March is National Engineering Month and the theme this year is Designing the Future. The head of Engineers Canada says the focus on kids aged eight to 14 is to show them how diverse and fun engineering can be.
“National Engineering Month shows students how, through engineering, they can make a difference and help to shape the world in which we live,” said CEO Chantal Guay. “By effectively introducing the nation’s youth to engineering, we are both strengthening our profession and helping to sustain and enhance the skills needed for Canada to compete in a global, knowledge-based economy.”
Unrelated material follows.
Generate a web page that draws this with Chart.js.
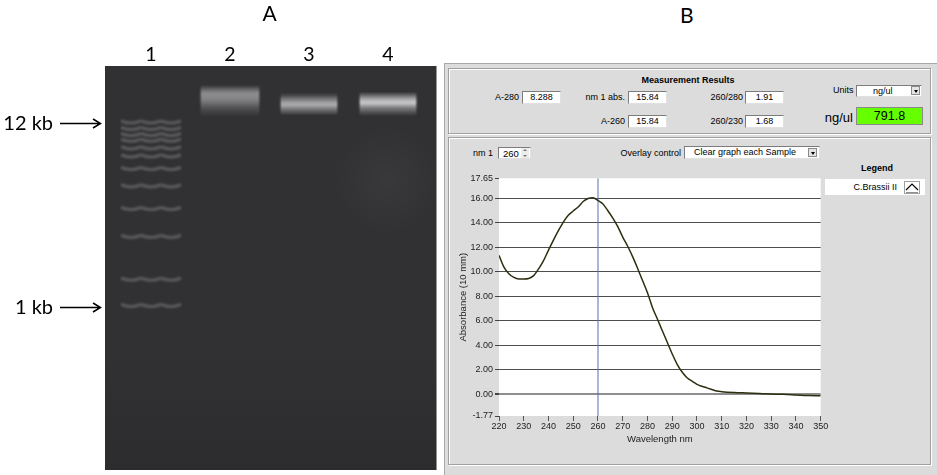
<!DOCTYPE html>
<html>
<head>
<meta charset="utf-8">
<script src="https://cdn.jsdelivr.net/npm/chart.js@4.4.0/dist/chart.umd.min.js"></script>
<style>
  html, body { margin: 0; padding: 0; background: #fff; }
  #page { position: relative; width: 937px; height: 475px; overflow: hidden; font-family: "Liberation Sans", Arial, sans-serif; }
  #gel { position: absolute; left: 0; top: 0; }
  #spec { position: absolute; left: 450px; top: 170px; }
  .big { position: absolute; font-family: Lato, sans-serif; font-size: 21px; line-height: 25px; color: #000; }
  #panel { position: absolute; left: 444px; top: 63px; width: 493px; height: 412px; background: #dcdcdc;
           border-left: 1px solid #a8a8a8; border-top: 1px solid #a8a8a8; box-sizing: border-box; }
  .grp { position: absolute; border: 1px solid #a0a0a0; box-shadow: inset 1px 1px 0 #fff, 1px 1px 0 #fff; box-sizing: border-box; }
  .t { position: absolute; font-size: 9px; line-height: 12px; color: #000; white-space: nowrap; }
  .r { text-align: right; }
  .c { text-align: center; }
  .b { font-weight: bold; }
  .box { position: absolute; background: #fff; box-sizing: border-box; border: 1px solid #7c7c7c;
         border-right-color: #e0e0e0; border-bottom-color: #e0e0e0; font-size: 9px; line-height: 11px; text-align: center; white-space: nowrap; }
  .btn { position: absolute; width: 9px; height: 9px; background: #e4e4e4; border: 1px solid #8a8a8a; box-sizing: border-box; }
  .btn::after { content: ""; position: absolute; left: 1.5px; top: 2.5px; border-left: 2.5px solid transparent; border-right: 2.5px solid transparent; border-top: 3px solid #000; }
  .spin { position: absolute; left: 521px; width: 8px; height: 5px; background: #ececec; }
  .spin::after { content: ""; position: absolute; left: 2px; border-left: 2px solid transparent; border-right: 2px solid transparent; }
  .up::after { top: 1px; border-bottom: 2px solid #777; }
  .dn::after { top: 1.5px; border-top: 2px solid #777; }
</style>
</head>
<body>
<div id="page">
  <canvas id="gel" width="440" height="475"></canvas>
  <div class="big" style="left:680px; top:2px;">B</div>

  <div id="panel"></div>
  <div class="grp" style="left:448px; top:68px; width:483px; height:66px;"></div>
  <div class="grp" style="left:448px; top:137px; width:483px; height:328px;"></div>

  <div class="t b c" style="left:588px; top:74px; width:200px;">Measurement Results</div>
  <div class="t r" style="left:459px; top:91px; width:60px;">A-280</div>
  <div class="box" style="left:522px; top:91px; width:39px; height:13px;" id="v280"></div>
  <div class="t r" style="left:565px; top:91px; width:60px;">nm 1 abs.</div>
  <div class="box" style="left:628px; top:91px; width:39px; height:13px;" id="vnm1"></div>
  <div class="t r" style="left:683px; top:91px; width:60px;">260/280</div>
  <div class="box" style="left:745px; top:91px; width:39px; height:13px;" id="vr280"></div>
  <div class="t r" style="left:565px; top:115px; width:60px;">A-260</div>
  <div class="box" style="left:628px; top:115px; width:39px; height:13px;" id="v260"></div>
  <div class="t r" style="left:683px; top:115px; width:60px;">260/230</div>
  <div class="box" style="left:745px; top:115px; width:39px; height:13px;" id="vr230"></div>

  <div class="t" style="left:833px; top:84px;">Units</div>
  <div class="box" style="left:856px; top:85px; width:66px; height:12px; text-align:left; padding-left:16px;">ng/ul</div>
  <div class="btn" style="left:911px; top:86px;"></div>
  <div class="t r" style="left:800px; top:110px; width:53px; font-size:13px; line-height:15px;">ng/ul</div>
  <div class="box" id="conc" style="left:856px; top:107px; width:67px; height:18px; background:#66ff00; font-size:12.5px; line-height:16px; border-color:#8a8a8a;"></div>

  <div class="t" style="left:473px; top:147px;">nm 1</div>
  <div class="box" style="left:498px; top:147px; width:33px; height:12px; text-align:left; padding-left:4px; font-size:9.5px;" id="vnmsel"></div>
  <div class="spin up" style="top:148px;"></div>
  <div class="spin dn" style="top:153px;"></div>
  <div class="t r" style="left:591px; top:147px; width:90px;">Overlay control</div>
  <div class="box" style="left:684px; top:146px; width:136px; height:13px; text-align:left; padding-left:9px;">Clear graph each Sample</div>
  <div class="btn" style="left:808px; top:148px;"></div>

  <div class="t b c" style="left:837px; top:162px; width:80px;">Legend</div>
  <div class="box" style="left:825px; top:179px; width:100px; height:16px; border:none; text-align:right; padding-right:28px; line-height:16px;" id="legname"></div>
  <svg style="position:absolute; left:904px; top:181px;" width="16" height="13">
    <rect x="0.5" y="0.5" width="15" height="12" fill="#fff" stroke="#a0a0a0"/>
    <polyline points="2,9 8,3 14,9" fill="none" stroke="#000" stroke-width="1.2"/>
    <line x1="2" y1="11.5" x2="14" y2="11.5" stroke="#909090"/>
  </svg>

  <canvas id="spec" width="380" height="290"></canvas>
</div>

<script>
// ---- gel (panel A) ----
const laneNames = ['1', '2', '3', '4'];
// migration from the wells, in % of gel length
const ladderMigration = [14.2, 15.8, 17.3, 18.7, 20.6, 22.6, 25.7, 30.0, 35.6, 42.5, 53.1, 59.6];
const markerLabels = ['12 kb', '1 kb'];
const markerBands = [0, 11];
const sampleLanes = [2, 3, 4];
const sampleMigration = [8.7, 9.5, 9.4];

// ---- NanoDrop spectrum (panel B) ----
const sampleName = 'C.Brassii II';
const wavelengths = [220, 222, 224, 226, 228, 230, 232, 234, 236, 238, 240, 242, 244, 246, 248, 250,
  252, 254, 256, 258, 260, 262, 264, 266, 268, 270, 272, 274, 276, 278, 280, 282, 284, 286, 288, 290,
  292, 294, 296, 298, 300, 302, 304, 306, 308, 310, 315, 320, 325, 330, 335, 340, 345, 350];
const absorbance = [11.35, 10.4, 9.85, 9.55, 9.43, 9.43, 9.47, 9.7, 10.25, 10.93, 11.78, 12.6, 13.37, 14.07, 14.63, 14.98,
  15.3, 15.75, 16.0, 16.06, 15.84, 15.55, 15.0, 14.4, 13.7, 12.85, 12.1, 11.25, 10.3, 9.3, 8.29, 7.1, 6.15, 5.2, 4.25, 3.3,
  2.45, 1.82, 1.35, 1.08, 0.82, 0.66, 0.53, 0.4, 0.27, 0.22, 0.15, 0.11, 0.07, 0.03, 0.0, -0.05, -0.1, -0.11];
const yTickValues = [-1.77, 0, 2, 4, 6, 8, 10, 12, 14, 16, 17.65];
const nm1 = 260;
const resultLabels = ['v280', 'vnm1', 'v260', 'vr280', 'vr230', 'conc'];
const resultValues = ['8.288', '15.84', '15.84', '1.91', '1.68', '791.8'];

resultLabels.forEach((id, i) => { document.getElementById(id).textContent = resultValues[i]; });
document.getElementById('vnmsel').textContent = String(nm1);
document.getElementById('legname').textContent = sampleName;

Chart.defaults.font.family = '"Liberation Sans", Arial, sans-serif';

// band sprites
function sprite(w, h, paint) {
  const c = document.createElement('canvas');
  c.width = w; c.height = h;
  paint(c.getContext('2d'), w, h);
  return c;
}
function fadeSides(ctx, w, h) {
  ctx.globalCompositeOperation = 'destination-in';
  const g = ctx.createLinearGradient(0, 0, w, 0);
  g.addColorStop(0, 'rgba(0,0,0,0)');
  g.addColorStop(0.08, 'rgba(0,0,0,1)');
  g.addColorStop(0.92, 'rgba(0,0,0,1)');
  g.addColorStop(1, 'rgba(0,0,0,0)');
  ctx.fillStyle = g;
  ctx.fillRect(0, 0, w, h);
  ctx.globalCompositeOperation = 'source-over';
}
function smear(stops, rgb) {
  return (ctx, w, h) => {
    ctx.filter = 'blur(1.2px)';
    const g = ctx.createLinearGradient(0, 0, 0, h);
    stops.forEach(s => g.addColorStop(s[0], 'rgba(' + rgb + ',' + s[1] + ')'));
    ctx.fillStyle = g;
    ctx.fillRect(3, 0, w - 6, h);
    ctx.filter = 'none';
    fadeSides(ctx, w, h);
  };
}
const ladderImg = sprite(68, 12, (ctx) => {
  ctx.filter = 'blur(1.1px)';
  ctx.strokeStyle = 'rgba(150,150,154,0.42)';
  ctx.lineWidth = 3.2;
  ctx.beginPath();
  for (let i = 0; i < 3; i++) {
    const x0 = 4 + i * 20;
    ctx.moveTo(x0, 3.5);
    ctx.quadraticCurveTo(x0 + 10, 8, x0 + 20, 3.5);
  }
  ctx.stroke();
});
const sampleImgs = [
  sprite(66, 32, smear([[0, 0], [0.12, 0.32], [0.25, 0.62], [0.45, 0.55], [0.7, 0.22], [1, 0]], '200,200,204')),
  sprite(64, 22, smear([[0, 0], [0.3, 0.5], [0.5, 0.8], [0.7, 0.45], [1, 0]], '212,212,215')),
  sprite(64, 24, smear([[0, 0], [0.28, 0.65], [0.45, 0.9], [0.65, 0.45], [1, 0]], '222,222,225'))
];

const gelPlugin = {
  id: 'gel',
  beforeDraw(chart) {
    const { ctx, chartArea: a } = chart;
    const left = a.left - 6.5, right = a.right + 9;
    ctx.save();
    ctx.fillStyle = '#313133';
    ctx.fillRect(left, a.top, right - left, a.bottom - a.top);
    const cx = a.left + 0.87 * (a.right - a.left), cy = a.top + 114;
    const glow = ctx.createRadialGradient(cx, cy, 4, cx, cy, 55);
    glow.addColorStop(0, 'rgba(255,255,255,0.035)');
    glow.addColorStop(1, 'rgba(255,255,255,0)');
    ctx.fillStyle = glow;
    ctx.fillRect(left, a.top, right - left, 250);
    const fade = ctx.createLinearGradient(0, a.bottom - 120, 0, a.bottom);
    fade.addColorStop(0, 'rgba(0,0,0,0)');
    fade.addColorStop(1, 'rgba(0,0,0,0.1)');
    ctx.fillStyle = fade;
    ctx.fillRect(left, a.bottom - 120, right - left, 120);
    ctx.restore();
  },
  afterDraw(chart) {
    const { ctx } = chart;
    const y = chart.scales.y;
    ctx.save();
    ctx.fillStyle = '#000';
    ctx.strokeStyle = '#000';
    ctx.lineWidth = 1.5;
    ctx.font = '20px Lato';
    ctx.textAlign = 'right';
    ctx.textBaseline = 'middle';
    markerBands.forEach((b, i) => {
      const py = Math.round(y.getPixelForValue(ladderMigration[b])) + 0.5;
      ctx.fillText(markerLabels[i], 53, py);
      ctx.beginPath();
      ctx.moveTo(60, py); ctx.lineTo(100, py);
      ctx.moveTo(93, py - 4.5); ctx.lineTo(100.5, py); ctx.lineTo(93, py + 4.5);
      ctx.stroke();
    });
    ctx.restore();
  }
};

new Chart(document.getElementById('gel'), {
  type: 'scatter',
  data: {
    datasets: [
      { label: 'Ladder', data: ladderMigration.map(d => ({ x: 1, y: d })), pointStyle: ladderImg },
      { label: 'Samples', data: sampleLanes.map((l, i) => ({ x: l, y: sampleMigration[i] })), pointStyle: sampleImgs }
    ]
  },
  options: {
    responsive: false,
    animation: false,
    events: [],
    layout: { padding: { left: 111.5, right: 12.5, top: 0, bottom: 5 } },
    plugins: {
      legend: { display: false },
      tooltip: { enabled: false },
      title: { display: true, text: 'A', color: '#000', font: { family: 'Lato', size: 21, weight: 'normal', lineHeight: 1.2 }, padding: { top: 2, bottom: 0 } }
    },
    scales: {
      x: {
        type: 'linear', position: 'top', min: 0.5, max: 4.5,
        afterBuildTicks: s => { s.ticks = laneNames.map((n, i) => ({ value: i + 1 })); },
        ticks: { callback: v => laneNames[v - 1], color: '#000', padding: 0, font: { family: 'Lato', size: 19.5 } },
        grid: { display: false, drawTicks: false },
        border: { display: false },
        afterFit: s => { s.height = 66 - 27.2; }
      },
      y: { display: false, reverse: true, min: 0, max: 100 }
    }
  },
  plugins: [gelPlugin]
});

// ---- spectrum ----
const plotBg = {
  id: 'plotBg',
  beforeDraw(chart) {
    const { ctx, chartArea: a } = chart;
    ctx.save();
    ctx.fillStyle = '#fff';
    ctx.fillRect(a.left, a.top, a.right - a.left, a.bottom - a.top);
    ctx.restore();
  }
};
const yMin = yTickValues[0], yMax = yTickValues[yTickValues.length - 1];

new Chart(document.getElementById('spec'), {
  type: 'line',
  data: {
    datasets: [
      {
        label: sampleName,
        data: wavelengths.map((w, i) => ({ x: w, y: absorbance[i] })),
        borderColor: '#2e2e10', borderWidth: 1.5, pointRadius: 0, tension: 0.35, cubicInterpolationMode: 'monotone'
      },
      {
        label: 'nm 1',
        data: [{ x: nm1, y: yMin }, { x: nm1, y: yMax }],
        borderColor: '#5a6eb0', borderWidth: 1, pointRadius: 0
      }
    ]
  },
  options: {
    responsive: false,
    animation: false,
    events: [],
    layout: { padding: { top: 8.3, right: 9.3, left: 0, bottom: 0 } },
    plugins: { legend: { display: false }, tooltip: { enabled: false } },
    scales: {
      x: {
        type: 'linear', min: 220, max: 350,
        ticks: { stepSize: 10, color: '#222', padding: 0, maxRotation: 0, autoSkip: false, font: { size: 9 } },
        grid: { drawOnChartArea: false, drawTicks: true, tickLength: 5, tickColor: '#555' },
        border: { display: false },
        title: { display: true, text: 'Wavelength nm', color: '#222', font: { size: 9.5 }, padding: { top: 0, bottom: 15 } },
        afterFit: s => { s.height = 44; }
      },
      y: {
        min: yMin, max: yMax,
        afterBuildTicks: s => { s.ticks = yTickValues.map(v => ({ value: v })); },
        ticks: { callback: v => v.toFixed(2), color: '#222', padding: 2, font: { size: 9 } },
        grid: {
          color: c => (c.tick.value === yMin || c.tick.value === yMax) ? 'rgba(0,0,0,0)' : (c.tick.value === 0 ? '#8e8e8e' : '#4e4e4e'),
          lineWidth: c => c.tick.value === 0 ? 2 : 1,
          tickColor: '#444', tickLength: 4
        },
        border: { display: false },
        title: { display: true, text: 'Absorbance (10 mm)', color: '#222', font: { size: 9.5 }, padding: { top: 7.5, bottom: 0 } },
        afterFit: s => { s.width = 49; }
      }
    }
  },
  plugins: [plotBg]
});
</script>
</body>
</html>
Events across the country included igloo building, artwork, essay contests and impromptu design challenges (go to New-sng.com for a full list of events). It’s also highlighting the range of places engineering can take you.
Julie Payette of Montreal has taken her engineering degree into outer space. She was selected by the Canadian Space Agency in 1992 to be a technical adviser for the Mobile Servicing System, the robotic system Canada contributes to the International Space Station. She joined the Discovery mission for 10 days in space in 1996.
Katie Krause, MSc, P.Eng, has gone the other way with her studies. The PhD student is exploring the very small through nanotechnology. Reached at her lab at the University of Alberta, she explained her work on material sciences.
“It means studying different metals, glasses and organic materials and how they can be formed into tiny structures,” she said. Her team develops “thin films” that could be used to cover windows to keep out harmful UV light. She’s also working on a thin film that changes colour when exposed to carbon monoxide, which could be a life-saving safety device one day.
Young people who are creative, good at math and science, and who like to build new things are likely to thrive as engineers. After focusing on math and science in high school, students should enrol in an engineering program accredited by Canadian Council of Professional Engineers. There are more than 30 programs in Canada; go to New-sng.com and click on Education for a list.
After that, budding engineers need to register with their provincial engineers association to apply for a license. After three or four years of supervised work, they can take the exam. If they pass, they can finally add the “P. Eng.” to their name.